Clark refused to comment.
Martinez said he was pleased with the apology, but felt that Thomas Keating, nationwide vice president of the housing corporation and Kappa Sigma alumnus, played more of a role in the apology than the campus chapter did.
Martinez said Keating hand-delivered the letter to him with regret that the incident had occurred.
He also said Keating was unhappy with the way Kappa Sigma had handled the situation.
"I'm glad he got wind of it. It's because of (Keating) we have this apology. I'm more happy with him than the house," he said. Martinez said Keating stepped in to resolve the situation in January after the first round of protests during bid night.
But Jeffery said he does not recall Keating's presence during bid night.
Keating could not be reached at his office in San Francisco.
Jeffery said the ordeal was a learning experience for both Kappa Sigma and MEChA that helped promote awareness and sensitivity to racial issues.
Jeffery said he believed the fraternity handled the issue well, though he apologized for the delayed response which he attributed to miscommunication on both sides.
Martinez said in a previous interview that not all Kappa Sigma members involved attended Dean of Students meetings to resolve the problem.
In addition to an apology, the letter suggests increased dialogue to promote understanding between the two groups. Jeffery said he would like the fraternity to become more involved with campus climate issues.

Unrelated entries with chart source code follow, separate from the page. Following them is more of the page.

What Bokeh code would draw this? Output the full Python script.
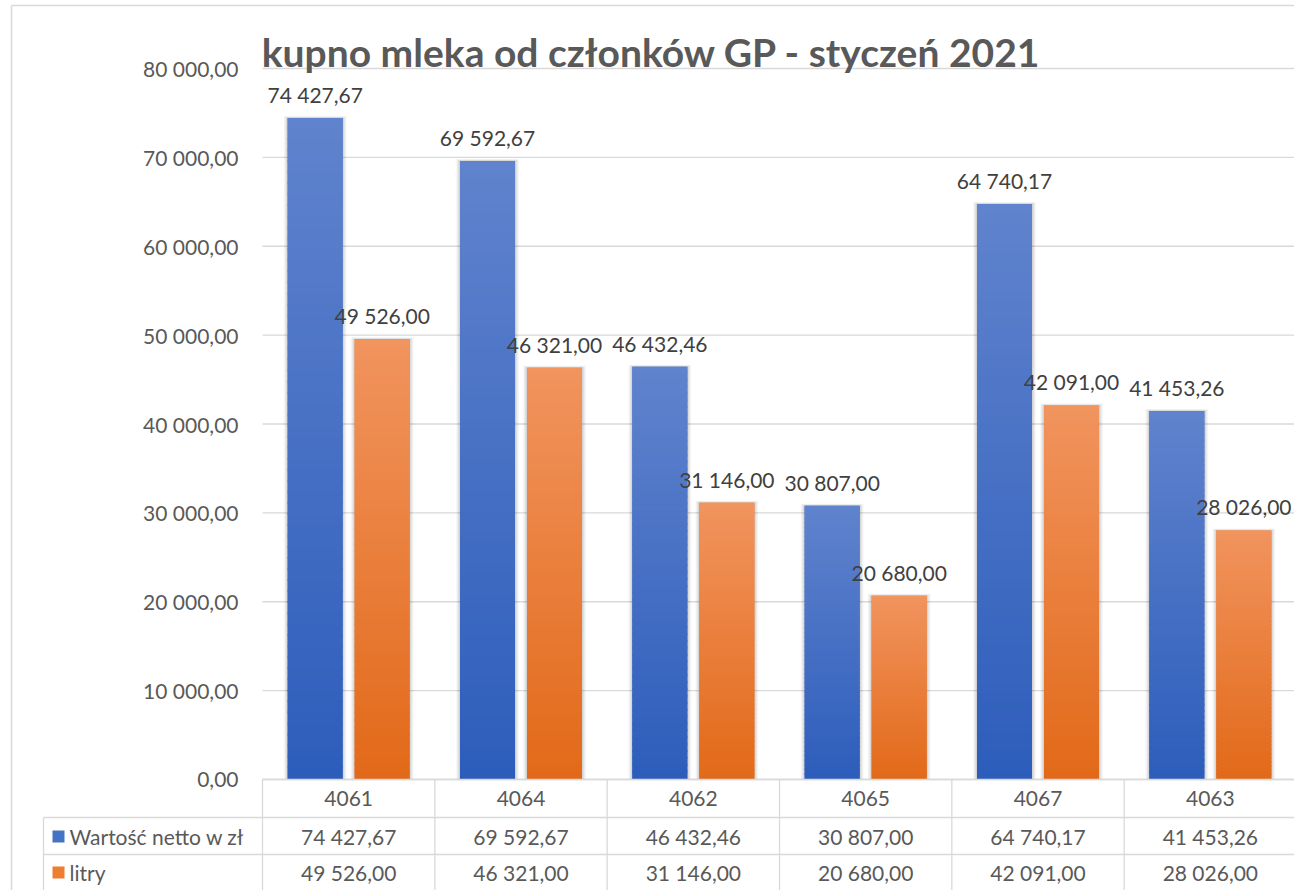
import numpy as np
from bokeh.plotting import figure
from bokeh.models import Range1d
from bokeh.core.properties import value
from bokeh.embed import file_html
from bokeh.resources import INLINE

# ---------------- data ----------------
title_text = "kupno mleka od członków GP - styczeń 2021"
categories = ["4061", "4064", "4062", "4065", "4067", "4063"]
series_names = ["Wartość netto w zł", "litry"]
wartosc = [74427.67, 69592.67, 46432.46, 30807.00, 64740.17, 41453.26]
litry = [49526.00, 46321.00, 31146.00, 20680.00, 42091.00, 28026.00]
y_ticks = [0, 10000, 20000, 30000, 40000, 50000, 60000, 70000, 80000]
y_tick_labels = ["0,00", "10 000,00", "20 000,00", "30 000,00", "40 000,00",
                 "50 000,00", "60 000,00", "70 000,00", "80 000,00"]

# ---------------- layout (picture pixels) ----------------
OFF = 0
W, H = 1294, 890
PL, PR, PT, PB = 262, 1296, 68, 779
YMAX = 80000
n = len(categories)
cw = (PR - PL) / n
ppu = (PB - PT) / YMAX


def X(px):
    return (px - PL) / cw


def Y(py):
    return (PB - py) / ppu


FONT = "Lato"
GRID = "#D9D9D9"
TXT = "#595959"
LBL = "#404040"
FS = "21px"

p = figure(width=W, height=H, x_range=Range1d(X(OFF), X(OFF + W)),
           y_range=Range1d(Y(OFF + H), Y(OFF)),
           x_axis_type=None, y_axis_type=None,
           output_backend="svg", toolbar_location=None, min_border=0)
p.grid.visible = False
p.outline_line_color = None
p.background_fill_color = "white"
p.border_fill_color = "white"

# chart border (left / top)
p.segment(x0=[X(11), X(11)], y0=[Y(5), Y(5)], x1=[X(11), X(1300)], y1=[Y(OFF + H + 5), Y(5)],
          line_color=GRID, line_width=1.5)

# gridlines
p.segment(x0=[0] * len(y_ticks), x1=[n + 0.2] * len(y_ticks), y0=y_ticks, y1=y_ticks,
          line_color=GRID, line_width=1.3)

# y tick labels
p.text(x=[X(238)] * len(y_ticks), y=y_ticks, text=y_tick_labels,
       text_align="right", text_baseline="middle", text_font=value(FONT),
       text_font_size=FS, text_color=TXT)

# bars with gradient + soft shadow
offset = 33.5 / cw
bw = 55 / cw
series = [(wartosc, -offset, (45, 93, 187), (96, 131, 205)),
          (litry, offset, (226, 105, 25), (241, 148, 94))]
NS = 60
for vals, off, c_bot, c_top in series:
    centers = np.arange(n) + 0.5 + off
    vals = np.array(vals)
    # shadow
    for k, a in [(4, 0.03), (3, 0.04), (2, 0.05), (1, 0.06)]:
        p.quad(left=centers - bw / 2 - k / cw, right=centers + bw / 2 + k / cw,
               bottom=np.zeros(n), top=vals + k / ppu * 0.5,
               fill_color="black", fill_alpha=a, line_color=None)
    # solid base so slice seams never reveal the shadow
    p.quad(left=centers - bw / 2, right=centers + bw / 2, bottom=np.zeros(n), top=vals,
           fill_color="#%02x%02x%02x" % tuple((np.array(c_bot) + np.array(c_top)) // 2),
           line_color=None)
    L, R, B, T, C = [], [], [], [], []
    for i in range(n):
        edges = np.linspace(0, vals[i], NS + 1)
        for s in range(NS):
            t = (s + 0.5) / NS
            col = tuple(int(round(c_bot[j] + (c_top[j] - c_bot[j]) * t)) for j in range(3))
            L.append(centers[i] - bw / 2)
            R.append(centers[i] + bw / 2)
            B.append(edges[s])
            T.append(min(edges[s + 1] + 2.0 / ppu, vals[i]))
            C.append("#%02x%02x%02x" % col)
    p.quad(left=L, right=R, bottom=B, top=T, fill_color=C, line_color=None)
    labels = [f"{v:,.2f}".replace(",", " ").replace(".", ",") for v in vals]
    p.text(x=centers, y=vals, text=labels, text_align="center", text_baseline="bottom",
           y_offset=-11, text_font=value(FONT), text_font_size=FS, text_color=LBL)

# title
p.text(x=[X(651)], y=[Y(51)], text=[title_text], text_align="center",
       text_baseline="middle", text_font=value(FONT), text_font_style="bold",
       text_font_size="39px", text_color=TXT)

# ---------------- data table ----------------
row_top = [PB, 817, 854]
p.segment(x0=[0, X(43), X(43)], x1=[n + 0.2] * 3, y0=[Y(r) for r in row_top],
          y1=[Y(r) for r in row_top], line_color=GRID, line_width=1.3)
vx = [X(43)] + [i for i in range(n + 1)]
vy0 = [Y(817)] + [Y(PB)] * (n + 1)
p.segment(x0=vx, x1=vx, y0=vy0, y1=[Y(OFF + H + 5)] * len(vx), line_color=GRID, line_width=1.3)

cx = np.arange(n) + 0.5
p.text(x=cx, y=[Y(798)] * n, text=categories, text_align="center", text_baseline="middle",
       text_font=value(FONT), text_font_size=FS, text_color=TXT)
for vals, yy in [(wartosc, 836), (litry, 872)]:
    labels = [f"{v:,.2f}".replace(",", " ").replace(".", ",") for v in vals]
    p.text(x=cx, y=[Y(yy)] * n, text=labels, text_align="center", text_baseline="middle",
           text_font=value(FONT), text_font_size=FS, text_color=TXT)

# legend keys in table
p.rect(x=[X(58), X(58)], y=[Y(836), Y(872)], width=12, height=12,
       width_units="screen", height_units="screen",
       fill_color=["#4472C4", "#ED7D31"], line_color=None)
p.text(x=[X(69), X(69)], y=[Y(836), Y(872)], text=series_names, text_align="left",
       text_baseline="middle", text_font=value(FONT), text_font_size=FS, text_color=TXT)

open("out.html", "w").write(file_html(p, INLINE))
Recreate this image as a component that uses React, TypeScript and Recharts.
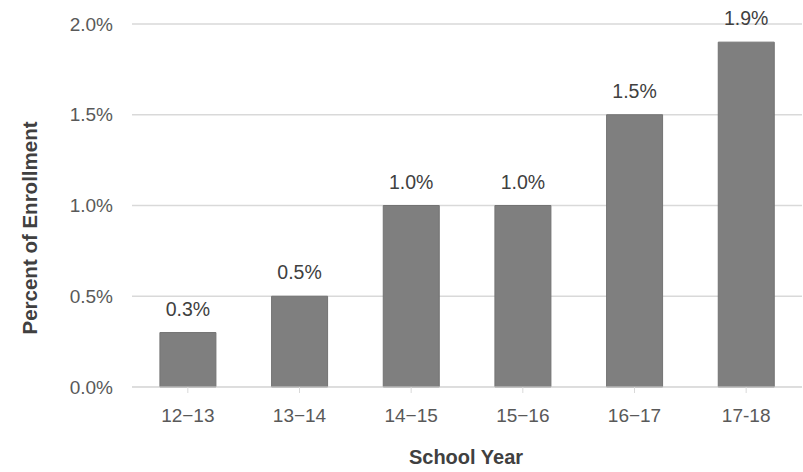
import { BarChart, Bar, XAxis, YAxis, CartesianGrid, LabelList } from 'recharts';

const years = ['12−13', '13−14', '14−15', '15−16', '16−17', '17-18'];
const percents = [0.3, 0.5, 1.0, 1.0, 1.5, 1.9];
const yTicks = [0, 0.5, 1.0, 1.5, 2.0];

const FONT = '"Liberation Sans", Arial, sans-serif';

export default function App() {
  const data = years.map((year, i) => ({ year, value: percents[i] }));

  return (
    <div style={{ position: 'absolute', left: 0, top: 0, width: 803, height: 472, background: '#fff' }}>
      <BarChart
        width={803}
        height={472}
        data={data}
        margin={{ top: 24, right: 1, bottom: 55, left: 0 }}
        barCategoryGap="25%"
      >
        <CartesianGrid vertical={false} stroke="#d9d9d9" strokeWidth={1.5} />
        <XAxis
          dataKey="year"
          height={30}
          stroke="#d9d9d9"
          tickSize={6}
          tickMargin={16}
          tick={{ fill: '#595959', fontSize: 19, fontFamily: FONT }}
          label={{
            value: 'School Year',
            content: () => (
              <text x={466} y={464} textAnchor="middle" fill="#404040" fontSize={20} fontWeight={700} fontFamily={FONT}>
                School Year
              </text>
            ),
          }}
        />
        <YAxis
          width={132}
          domain={[0, 2]}
          ticks={yTicks}
          axisLine={false}
          tickLine={false}
          tickSize={0}
          tickMargin={19}
          tickFormatter={(v: number) => `${v.toFixed(1)}%`}
          tick={{ fill: '#595959', fontSize: 19, fontFamily: FONT }}
          label={{
            value: 'Percent of Enrollment',
            content: () => (
              <text
                x={29}
                y={228}
                transform="rotate(-90, 29, 228)"
                textAnchor="middle"
                dominantBaseline="central"
                fill="#404040"
                fontSize={20.5}
                fontWeight={700}
                fontFamily={FONT}
              >
                Percent of Enrollment
              </text>
            ),
          }}
        />
        <Bar dataKey="value" fill="#7f7f7f" stroke="#737373" strokeWidth={1} isAnimationActive={false}>
          <LabelList
            dataKey="value"
            position="top"
            offset={17}
            formatter={(v: number) => `${Number(v).toFixed(1)}%`}
            style={{ fill: '#404040', fontSize: 19.5, fontFamily: FONT }}
          />
        </Bar>
      </BarChart>
    </div>
  );
}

He said he feels that both MEChA and Kappa Sigma can make suggestions to improve understanding on campus.
Martinez said MEChA is working with Interfraternity Council, Panhellenic Council and National Panhellenic Council to end discrimination.
"It's not an isolated problem," Martinez said. "We're trying to work toward a broader goal and objective.
"This does happen frequently on campus. We want to let people know that you can stand up, people will support you and the truth will come out."